The other limitation to keep in mind is that you start one model with only correlative information, often coming from one or more analytics solution. This gives you a great start, but like all other uses of this information, it lacks vital information that affects its value. The most important part of any use of a model such as these is to understand that you must constantly update that model, especially as you start collecting causal impact data that tells you your ability to influence behavior. A one-time model may sound great, and may give you a short term boost, but in the long term, it becomes almost meaningless unless you keep the model relevant and the data focused on the efficiency of outcome. The world is not static, nor should your use of approximations for that world be static.

This means that as you start to leverage any model, that you must make sure that you have members of your team that understand the nature of data and how best to leverage them. You may not need a full time statistician, but it does mean that you should be spending resources and improving the skills of your current resources to understand both the nature of the tools and the relevance to your business. A full time statistician may actually be a detriment to your group, as you need to make sure that you are not solely focused on classroom statistics, but instead on the real and often complex world of your particular environment. Everything you do should be focused on the pragmatic maximization of value to your organization.

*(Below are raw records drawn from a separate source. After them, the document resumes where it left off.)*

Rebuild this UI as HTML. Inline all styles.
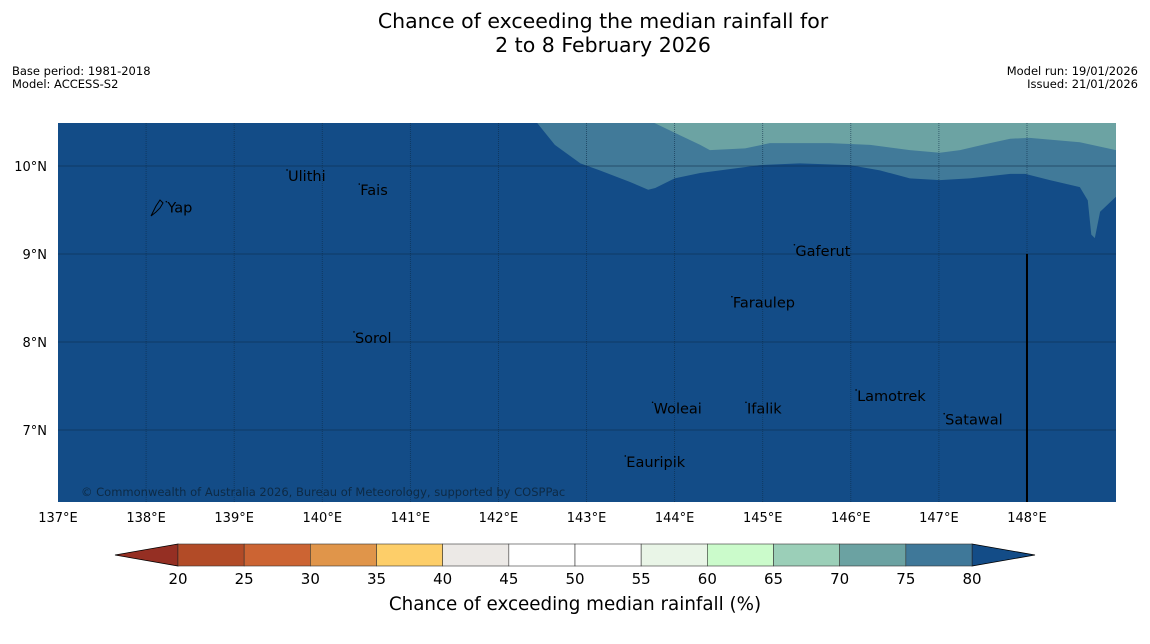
<!DOCTYPE html>
<html><head><meta charset="utf-8"><style>
body{margin:0;background:#fff;font-family:"Liberation Sans","DejaVu Sans",sans-serif;}
svg{display:block}
text{font-family:"DejaVu Sans","Liberation Sans",sans-serif;}
</style></head><body>
<svg id="chart" width="1150" height="644" viewBox="0 0 1150 644">
<text x="603" y="28" text-anchor="middle" font-size="20.5">Chance of exceeding the median rainfall for</text>
<text x="603" y="52" text-anchor="middle" font-size="20.5">2 to 8 February 2026</text>
<text x="12" y="75" font-size="11.5">Base period: 1981-2018</text>
<text x="12" y="88" font-size="11.5">Model: ACCESS-S2</text>
<text x="1138" y="75" font-size="11.5" text-anchor="end">Model run: 19/01/2026</text>
<text x="1138" y="88" font-size="11.5" text-anchor="end">Issued: 21/01/2026</text>
<g id="map"></g>
<g id="cbar"></g>
</svg>
<script>
const lonTicks=[137,138,139,140,141,142,143,144,145,146,147,148];
const latTicks=[7,8,9,10];
const contour80Lon=[142.44,142.64,142.93,143.15,143.49,143.70,143.78,144.00,144.29,144.97,145.42,145.99,146.33,146.67,147.01,147.35,147.81,147.98,148.26,148.60,148.69,148.73,148.77,148.83,149.01];
const contour80Lat=[10.49,10.24,10.03,9.95,9.82,9.73,9.75,9.86,9.92,10.01,10.03,10.01,9.95,9.86,9.84,9.86,9.91,9.91,9.84,9.76,9.61,9.22,9.18,9.48,9.65];
const contour75Lon=[143.77,144.06,144.29,144.40,144.80,145.08,145.76,146.22,146.67,147.01,147.24,147.58,147.81,148.03,148.60,149.01];
const contour75Lat=[10.49,10.35,10.24,10.18,10.20,10.26,10.26,10.24,10.18,10.15,10.18,10.26,10.31,10.32,10.27,10.18];
const placeNames=["Yap","Ulithi","Fais","Gaferut","Faraulep","Sorol","Woleai","Ifalik","Lamotrek","Satawal","Eauripik"];
const placeLon=[138.23,139.60,140.42,145.36,144.65,140.36,143.75,144.81,146.06,147.06,143.44];
const placeLat=[9.47,9.83,9.67,8.98,8.39,7.99,7.19,7.19,7.33,7.06,6.58];
const cbLevels=[20,25,30,35,40,45,50,55,60,65,70,75,80];
const cbColors=["#b24b27","#cc6433","#e0954a","#fdce69","#ece9e6","#ffffff","#ffffff","#e9f5e7","#cbfbcb","#9bcfb8","#6ba2a2","#3f7899"];
const X0=58,X1=1116,Y0=123,Y1=502,LON0=137,LAT0=10;
const lx=l=>X0+(l-LON0)*88.09, ly=l=>166-(l-LAT0)*88;
const NS="http://www.w3.org/2000/svg";
function mk(p,t,a){const e=document.createElementNS(NS,t);for(const k in a)e.setAttribute(k,a[k]);p.appendChild(e);return e;}
const map=document.getElementById('map');
const bg=mk(map,'rect',{x:X0,y:Y0,width:X1-X0,height:Y1-Y0,fill:'#134c87'});


function poly(lons,lats,fill,name){
  let pts=`${X1},${Y0} `+lons.map((l,i)=>`${Math.min(X1,lx(l))},${Math.max(Y0,ly(lats[i]))}`).join(' ')+` ${X1},${Y0}`;
  const e=mk(map,'polygon',{points:pts,fill:fill});
  
  
}
poly(contour80Lon,contour80Lat,'#417a99','contour-75-80');
poly(contour75Lon,contour75Lat,'#6ca3a3','contour-70-75');
lonTicks.forEach(l=>{const x=lx(l);
  if(l>137){const g=mk(map,'line',{x1:x,x2:x,y1:Y0,y2:Y1,stroke:'#0d2a45',"stroke-width":0.8,"stroke-dasharray":"1,1",opacity:0.7});
  
  }
  const t=mk(map,'text',{x:x,y:522,"text-anchor":"middle","font-size":13});t.textContent=l+'°E';
  
  });
latTicks.forEach(l=>{const y=ly(l);
  const g=mk(map,'line',{x1:X0,x2:X1,y1:y,y2:y,stroke:'#0d2a45',"stroke-width":0.8,opacity:0.7});
  
  
  const t=mk(map,'text',{x:47,y:y+5,"text-anchor":"end","font-size":13});t.textContent=l+'°N';
  
  });
const vl=mk(map,'line',{x1:lx(148),x2:lx(148),y1:ly(9),y2:Y1,stroke:'#000',"stroke-width":2});


const yap=mk(map,'path',{d:"M151,216 L156,206 L160,200 L163,203 L160,208 L156,212 Z",fill:'none',stroke:'#000',"stroke-width":1});


placeNames.forEach((n,i)=>{const x=lx(placeLon[i]),y=ly(placeLat[i]);
  const d=mk(map,'circle',{cx:x,cy:y-11,r:0.8,fill:'#000'});
  
  
  const t=mk(map,'text',{x:x+1,y:y,"font-size":14.5,fill:'#000'});t.textContent=n;
  
  });
const cp=mk(map,'text',{x:81,y:496,"font-size":11.5,fill:'#0d2a45'});cp.textContent='© Commonwealth of Australia 2026, Bureau of Meteorology, supported by COSPPac';


const cb=document.getElementById('cbar');
const CB0=178,CB1=972,CBY=544,CBH=22;
const cx=v=>CB0+(v-cbLevels[0])/(cbLevels[cbLevels.length-1]-cbLevels[0])*(CB1-CB0);
const lt=mk(cb,'polygon',{points:`${CB0},${CBY} ${CB0-63},${CBY+11} ${CB0},${CBY+CBH}`,fill:'#952f23',stroke:'#000',"stroke-width":0.8});


const rt=mk(cb,'polygon',{points:`${CB1},${CBY} ${CB1+63},${CBY+11} ${CB1},${CBY+CBH}`,fill:'#134c87',stroke:'#000',"stroke-width":0.8});


cbColors.forEach((c,i)=>{const r=mk(cb,'rect',{x:cx(cbLevels[i]),y:CBY,width:cx(cbLevels[i+1])-cx(cbLevels[i]),height:CBH,fill:c,stroke:'#333',"stroke-width":0.6});
  
  });
cbLevels.forEach(v=>{const t=mk(cb,'text',{x:cx(v),y:584,"text-anchor":"middle","font-size":15});t.textContent=v;
  
  });
const ct=mk(cb,'text',{x:575,y:610,"text-anchor":"middle","font-size":18.3});ct.textContent='Chance of exceeding median rainfall (%)';


</script>
</body></html>
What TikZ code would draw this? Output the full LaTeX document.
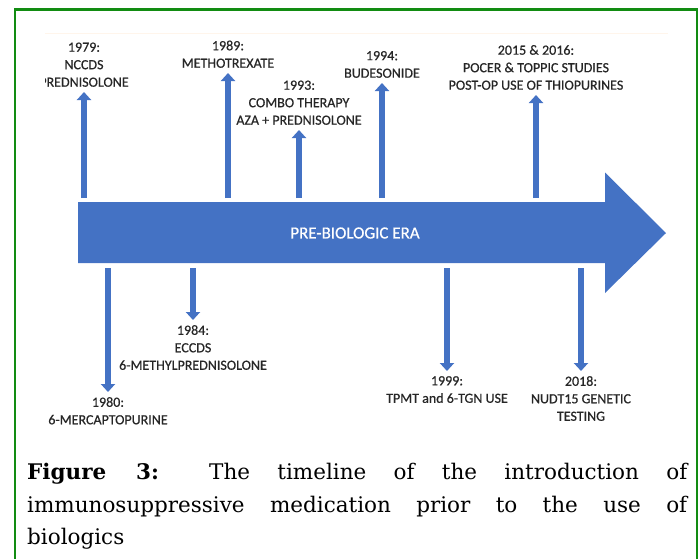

I cannot suggest enough that you think about and explore ways to leverage models into your practices, and that you start to leverage their power to stop opinion based decision making. That being said, if you are to get value from these tools, you must understand both sides of the coin, and make sure that you keep you use of the models as relevant and powerful as their original intent. Never stop growing your understanding of your site, users, and the efficiency of change, but also keep that focus not only on your organization, but also on each tool you leverage to achieve your goals.